I felt extremely nervous when I first saw Noelle walk in to the restaurant. I knew the sh*tstorm was only starting, and she kinda got blindsided. I have been trying to be as forgiving as I could possibly be about the whole situation. Teddy and I have been friends long before I started seeing Noelle. This situation is unprecedented for us but I'm not about to let one drunken night murder our friendship. The same goes for Noelle. She is a brilliant and talented person and I'm trying my best to maintain our friendship. I was disappointed with both of them at the time, but I told Teddy that he needs to apologize to Noelle. I guess I hold Teddy more accountable for the events of the evening and the way it played out.
But I plan to squash it. I have no time or energy to relive the events of that night over and over again. It might take a bit of time for me to fully trust that Teddy has my back, but I forgave him straightaway because I have no intentions of harboring a grudge. I'm still as much a friend to him as I ever was. Do I think it was a stupid move on his part?

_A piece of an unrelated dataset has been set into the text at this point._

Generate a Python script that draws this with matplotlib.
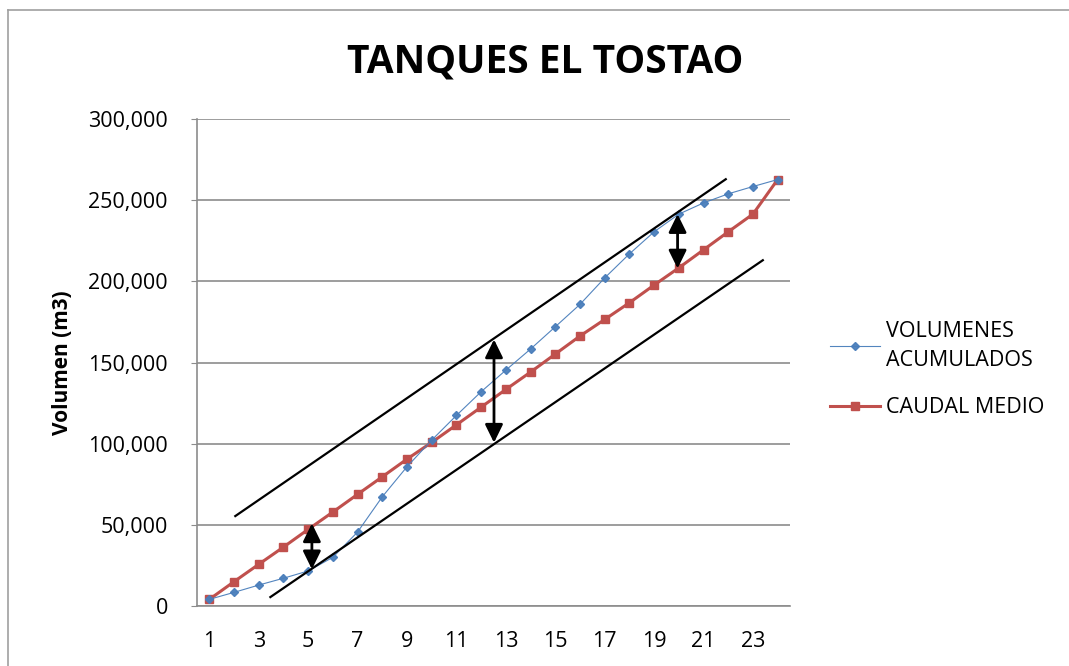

Yes. Though I can't help but feel that I am slightly responsible for not being emotionally available to Noelle and for making her feel we were more casual than I would like to believe we were. Who knows, sh*t happens, and then you move on with your life. Everyone is entitled to their opinions but I will not condone anyone sh*t talking about Teddy and Noelle. They are beautiful people and more importantly my friends. We all make mistakes. I know I have.
When I found out Teddy couldn’t go to NUVO, I thought, "that sucks," because Stand By Me is such an awesome trio. Seriously one of my favorites I've ever seen. I was a little nervous when Nick said he was not going to be able to perform at NUVO. The other part of me was excited because I saw the opportunity to create a duet with Travis. I knew Travis was extremely stressed at NUVO. I knew he was freaking out about the time crunch we were in to put the piece together. We also had no mirror or outside eye to see what we were doing. And then when we finally did, Nick was being a sarcastic bastard like he always is.
I could not believe my eyes when I came around the side of the stage and saw him passed out. Bananas will get you! I felt excited, nervous, anxious, and nervous again when I realized that I might have to perform solo- but Travis is a trooper for pounding antihistamines and jumping up on stage to murder the performance. I was happy with what we ended up with. I think the piece really came together at the end.